The Hermiston City Council narrowed the choice for a permanent food pod to three possible locations during a work session Monday night.
In the running are Butte Park, Newport Park and the current location on Orchard Avenue across from the Post Office.
City staff and City Planner Clint Spencer said the preferred option is the current location on Orchard Avenue. Its advantages, said Spencer, include space enough for six to eight vendors, it’s close to downtown with good visibility, plenty of traffic, and it’s already established in the public’s mind. Its drawbacks, said Spencer, are a lack of shade and no permanent restrooms.
Newport Park is also close to downtown and has plenty of shade and a permanent restroom. It would, however, allow for only four vendors.
Butte Park is more out of the way from downtown traffic, not as visible as Orchard Avenue and would cost the most ($184,000) to make it fully operational, whereas Newport Park would cost just $89,000 and Orchard Avenue would cost $180,000.

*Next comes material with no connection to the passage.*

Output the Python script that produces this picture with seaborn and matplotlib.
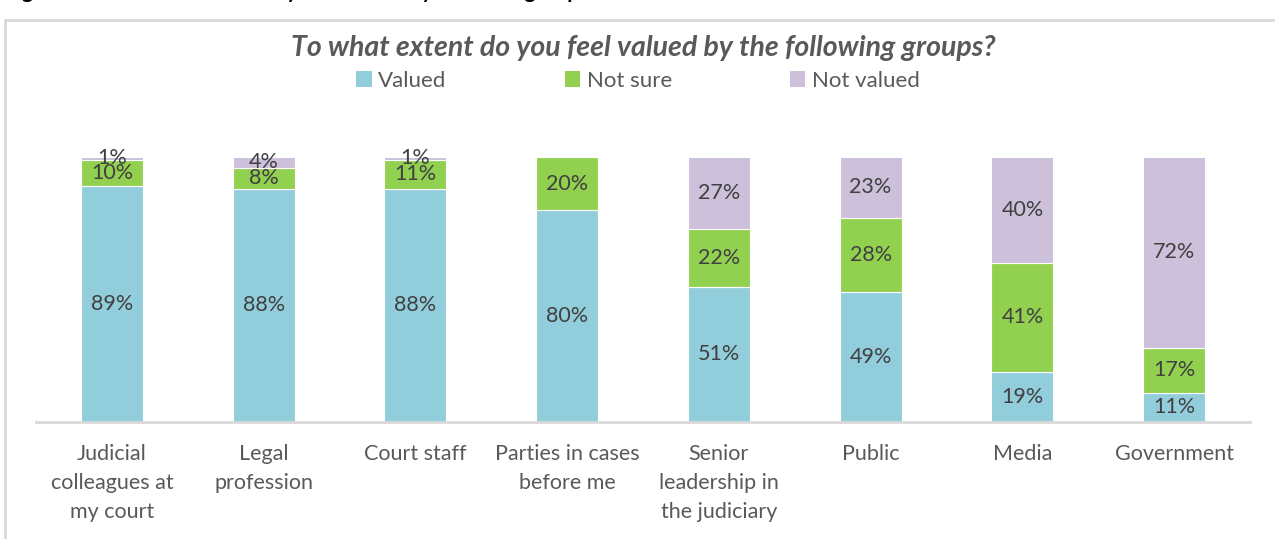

Patrick Hunt, a vendor operating out of Orchard Avenue, said he and his customers prefer staying put.
“I’m a little worried that if we move, will the people follow?” he told the council.
Mayor Dave Drotzmann said he likes Butte Park for several reasons, including the fact that it already has restrooms, there’s plenty of shade and large crowds gather there during the warmer months of the year.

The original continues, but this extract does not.